In a 2007 editorial for Esquire, Martin Scorsese named Wes Anderson “the next Martin Scorsese.” When Anderson was called up on the comparison in late 2015, he modestly played it down: “he said that a very, very long time ago. I don’t know if he feels the same way anymore.” However, Anderson did state that, “Everybody was hugely influenced by his work… he’s one of the reasons why I thought [cinema] is what I’d like to try do.”
Scorsese named Bottle Rocket, Anderson’s 1996 debut feature, one of his 10 favourite of the ’90s. It’s a film that perfectly demonstrated Anderson’s talent and unique visual style, and it also gave audiences the first of Anderson’s young misfits, a type of character that would remain at the forefront of his work. This breed of brash, irresponsible young man had been around in cinema long before Anderson arrived on the scene. Marlon Brando embodied this character in virtually every film he made during the ’50s. Yet perhaps the best example of the archetypal misfit is Robert De Niro’s Johnny Boy in Scorsese’s Mean Streets – which has the raw, unpolished energy of a debut despite bing the director’s third feature.
Johnny Boy is bursting to the brim with testosterone, willing and wanting to scrap with anyone who will have him, including his best friend Charlie. The film begins with Johnny Boy blowing up a mailbox, introducing him as both alarmingly dangerous and cool at the same time. Owen Wilson’s Dignan in Bottle Rocket isn’t quite as abrasive as Johnny Boy, but he does possess shades of his recklessness. Dignan is to Jonny Boy what Anthony (Dignan’s best friend, played by Luke Wilson) is to Charlie.

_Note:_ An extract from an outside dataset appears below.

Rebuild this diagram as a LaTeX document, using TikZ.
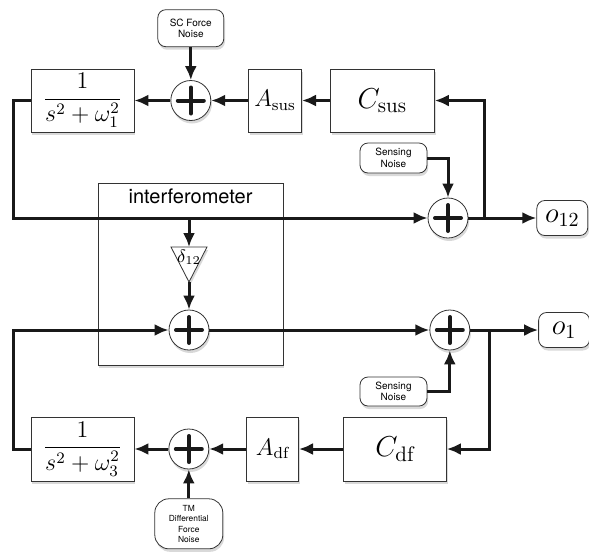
\documentclass[tikz,border=0pt]{standalone}
\usepackage{amsmath}
\usepackage{fontspec}
\setsansfont{TeX Gyre Heros}
\usetikzlibrary{positioning,shapes.geometric,shadows,arrows.meta}

\begin{document}
\begin{tikzpicture}[x=0.5pt, y=-0.5pt]
\tikzstyle{blockshadow}=[drop shadow={shadow xshift=0.6pt, shadow yshift=-1.5pt, opacity=0.3}]
\tikzstyle{block}=[rectangle, draw=black!80, fill=white, inner sep=1pt, blockshadow]
\tikzstyle{sum}=[circle, draw=black!80, fill=white, minimum size=20pt, inner sep=0pt, blockshadow,
  path picture={\draw[line width=2pt, line cap=round, black!90]
    ([xshift=-6.5pt]path picture bounding box.center) -- ([xshift=6.5pt]path picture bounding box.center)
    ([yshift=-6.5pt]path picture bounding box.center) -- ([yshift=6.5pt]path picture bounding box.center);}]
\tikzstyle{noise}=[rectangle, rounded corners=4pt, draw=black!80, fill=white, inner sep=0pt, align=center, font=\sffamily\fontsize{5}{5.8}\selectfont, blockshadow]
\tikzstyle{outbox}=[rectangle, rounded corners=4pt, draw=black!80, fill=white, minimum width=25.5pt, minimum height=17.5pt, font=\Large, blockshadow]
\tikzstyle{connect}=[-{Latex[length=7pt,width=6pt]}, line width=1.5pt, black!90]
  \useasboundingbox (0,0) rectangle (589,553);
  % interferometer
  \node[block, minimum width=92.5pt, minimum height=91pt] (ifo) at (190.5,274) {};
  \node[font=\sffamily, anchor=north, inner sep=3pt] (ifotitle) at (ifo.north) {interferometer};
  \coordinate (dtop) at (189,247);
  \coordinate (dapex) at (189,282);
  \draw[draw=black!80, fill=white, blockshadow] (171,247) -- (207,247) -- (dapex) -- cycle;
  \node[font=\fontsize{9}{10}\selectfont, inner sep=0pt] (deltalbl) at (189,257) {$\delta_{12}$};
  \node[sum] (sum3) at (189,330) {};
  % upper loop
  \node[block, minimum width=51.5pt, minimum height=31.5pt, font=\large] (tf1) at (82.5,100.5) {$\dfrac{1}{s^2+\omega_1^2}$};
  \node[sum] (sum1) [right=18pt of tf1] {};
  \node[block, minimum width=26.5pt, minimum height=31.5pt, font=\large] (asus) [right=18.5pt of sum1] {$A_{\mathrm{sus}}$};
  \node[block, minimum width=52pt, minimum height=31.5pt, font=\fontsize{15}{18}\selectfont] (csus) [right=14pt of asus] {$C_{\mathrm{sus}}$};
  \node[noise, minimum width=33pt, minimum height=18.5pt] (scnoise) [above=16.5pt of sum1] {SC Force\\Noise};
  \node[sum] (sum2) at (448,218) {};
  \node[outbox] (o12) [right=34pt of sum2] {$o_{12}$};
  \node[noise, minimum width=33.5pt, minimum height=15pt] (sens1) at (393.5,158) {Sensing\\Noise};
  \coordinate[left=8.5pt of tf1] (ltop);
  \coordinate[right=8pt of sum2] (rtop);
  % lower loop
  \node[sum] (sum4) [right=110pt of sum3] {};
  \node[outbox] (o1) [right=34pt of sum4] {$o_1$};
  \node[noise, minimum width=33.5pt, minimum height=14.5pt] (sens2) at (393.5,391.5) {Sensing\\Noise};
  \coordinate[right=9.5pt of sum4] (rbot);
  \node[block, minimum width=51.5pt, minimum height=32pt, font=\large] (tf3) at (82.5,449) {$\dfrac{1}{s^2+\omega_3^2}$};
  \node[sum] (sum5) [right=17pt of tf3] {};
  \node[block, minimum width=26pt, minimum height=32pt, font=\large] (adf) [right=18.5pt of sum5] {$A_{\mathrm{df}}$};
  \node[block, minimum width=51.5pt, minimum height=32pt, font=\fontsize{15}{18}\selectfont] (cdf) [right=22pt of adf] {$C_{\mathrm{df}}$};
  \node[noise, minimum width=34pt, minimum height=25pt, rounded corners=7pt, font=\sffamily\fontsize{4.2}{5.2}\selectfont] (tmnoise) [below=14.5pt of sum5] {TM\\Differential\\Force\\Noise};
  \coordinate[left=8.5pt of tf3] (lbot);
  \path (scnoise) edge [connect] (sum1)
        (asus) edge [connect] (sum1)
        (csus) edge [connect] (asus)
        (sum1) edge [connect] (tf1)
        (sum2) edge [connect] (o12)
        (dapex) edge [connect] (sum3)
        (sum3) edge [connect] (sum4)
        (sum4) edge [connect] (o1)
        (tmnoise) edge [connect] (sum5)
        (adf) edge [connect] (sum5)
        (cdf) edge [connect] (adf)
        (sum5) edge [connect] (tf3);
  \draw[connect] (tf1.west) -- (ltop) |- (sum2.west);
  \draw[connect] (dtop |- sum2.west) -- (dtop);
  \draw[connect] (rtop) |- (csus.east);
  \draw[connect] (sens1.east) -| (sum2.north);
  \draw[connect] (tf3.west) -- (lbot) |- (sum3.west);
  \draw[connect] (rbot) |- (cdf.east);
  \draw[connect] (sens2.east) -| (sum4.south);
\end{tikzpicture}
\end{document}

Charlie is protective of Johnny Boy, seeing him as a younger brother, due to his relationship with his cousin Teresa. “If I don’t help him who will?” he proclaims to a disgruntled Teresa, who is fed up of Johnny’s antics. Anthony too is sympathetic towards Dignan. When Dignan comes to Anthony with a proposition seeking criminal partnership, Anthony is at first reluctant, but takes pity on the yellow jumpsuit wearing, mini motorcycle riding man-child in front of him and reluctantly agrees. The youth may be reckless, but they are loyal.
Comparatively speaking, Bottle Rocket and Mean Streets are the closest films between the two directors. The displays of immaturity are evidently similar. The scenes in Bottle Rocket of Dignan buying a gun and letting off fireworks seem to echo those in Mean Streets of Johnny Boy screaming and threatening thugs with broken pool cues and shooting his gun on a rooftop declaring, “Watch this, I’m gonna shoot the light out of the Empire State Building.”
These displays of arrogance embody what it is to be young and careless and are the clearest link between Johnny Boy and Dignan. However, they are also their downfalls. Dignan seems to have his life of crime planned out, until his first big score goes drastically wrong and results in his arrest. For Johnny Boy, he waves a gun in the face of Michael, his loan shark and pays the price.
Perhaps the most obvious connection between Scorsese and Anderson is their use of popular music. Scorsese essentially created the popular music soundtrack and Mean Streets is a great example of this. Songs like ‘Be My Baby’ and ‘Please Mr Postman’ blend seamlessly into the action that surrounds them. Both directors are fans of The Rolling Stones, too – Mean Streets features both ‘Tell Me’ and ‘Jumpin’ Jack Flash’ whereas Bottle Rocket uses ‘2000 Man’. The Stones feature prominently throughout both the director’s careers and epitomise the notion of the youth. Johnny Boy’s entrance in Tony’s bar is perhaps the coolest scene ever shot. Drenched in red, De Niro swaggers towards a concerned Charlie in slow motion to the tune of ‘Jumpin’ Jack Flash’. Slow motion tracking shots like this are trademarks of Anderson’s style.
The phrase ‘the world is yours’ has never been more prevalent than to these characters, as pursuing this ideal leads to incarceration and injury for Dignan and Johnny Boy respectively. Anderson has championed an audacious, anarchic kind of youth in many of his other films: Rushmore’s Max Fischer, The Royal Tenenbaums’ Margot Tenenbaum and Suzie Bishop and Sam Shakusky from Moonrise Kingdom are all variations on a concept that was so eloquently personified by Scorsese’s Johnny Boy back in 1973.